Take for example paragraphs 85-88 and paragraphs 112-120: portions of the
judgment dominated by the relentless repetition of words expressing the same
concept. In just 12 paragraphs it is stated that “the programme is limited in a
number of ways”; “may purchase only”; “is concentrated on government bonds with
a maturity of up to three years”; “only a limited part”; “circumscribed and
limited”; “volume is thus restricted”; “a quantitative limit”; “limit”; “only in so far”; “limitation”; “limiting”; “restricted
the volume”; “has limited the scale”; “is also limited”; “limiting”. The emphasis is clear.
It
is not only a matter of textual obsession. The ECJ’s judgment is conceptually
based on arguments that contradict the alleged limitlessness of the
whatever-it-takes doctrine. Thus, the European System of Central Banks (ESCB) is
entitled to purchase government bonds on secondary markets, but only provided
that conditions of purchase would not, in practice, “mean that its action has
an effect equivalent to that of a direct purchase of government bonds from the
public authorities and bodies of the Member States, thereby undermining the
effectiveness of the prohibition in Article 123(1) TFEU” (paragraph 97).
This would happen if “the potential purchasers of government bonds on the
primary market knew for certain that the ESCB was going to purchase those bonds
within a certain period and under conditions allowing those market operators to
act, de facto, as intermediaries for the ESCB for the direct purchase of those
bonds from the public authorities and bodies of the Member State concerned” (paragraph
104). This is not the case with the OMT program, as the purchases are materially
limited. As a matter of fact, “the programme provides for the purchase of
government bonds only in so far as is necessary for safeguarding the monetary
policy transmission mechanism and the singleness of monetary policy and that
those purchases will cease as soon as those objectives are achieved” (paragraph
112) and is moreover limited “to certain types of bonds issued only by those
Member States which are undergoing a structural adjustment programme and which
have access to the bond market again” (paragraph 116). These conditions
restrict, in practice, the volume of government bonds that may be purchased.
An
additional reason that excludes the “effect equivalent” is the fact that “the
Governing Council is to be responsible for deciding on the scope, the start,
the continuation and the suspension of the intervention on the secondary market
envisaged by such a programme” (paragraph 106). The full discretion of the ECB
makes it impossible for the potential purchasers of government bonds on the
primary market to know if, when, how, and how many bonds the ECB will purchase
on the secondary market. Another limitation directly involves the volume of
bonds that the ESCB is entitled to buy. So: “whatever it takes?” Not exactly.

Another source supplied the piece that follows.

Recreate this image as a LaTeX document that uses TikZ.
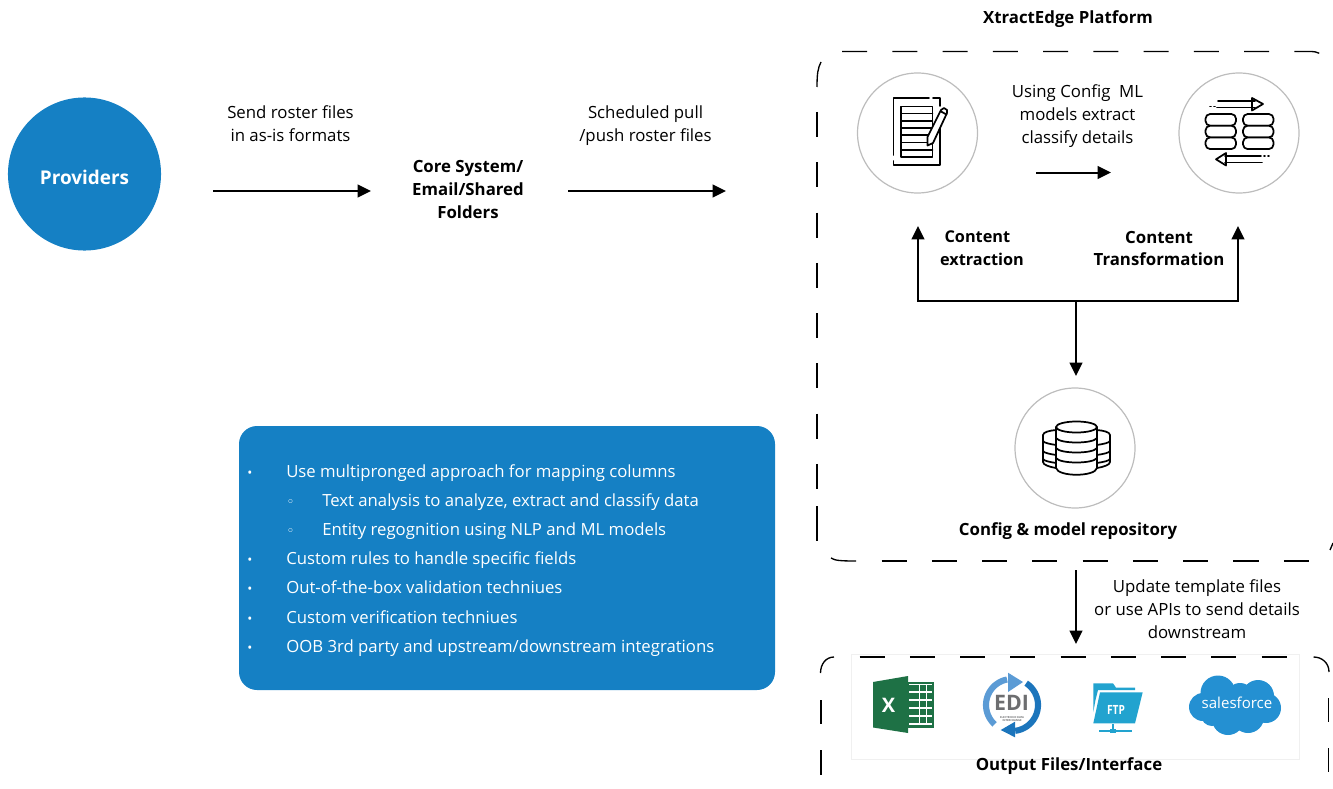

On the contrary, “the programme is limited in a number of ways” (paragraph 85):
the ESCB may purchase only the government bonds of Member States which are
undergoing a macroeconomic adjustment programme and which have access to the
bond market again” (paragraph 86) and is concentrated only on government bonds
with a maturity of up to three years” (paragraph 87).
In short: “Whatever it takes” — but not too much.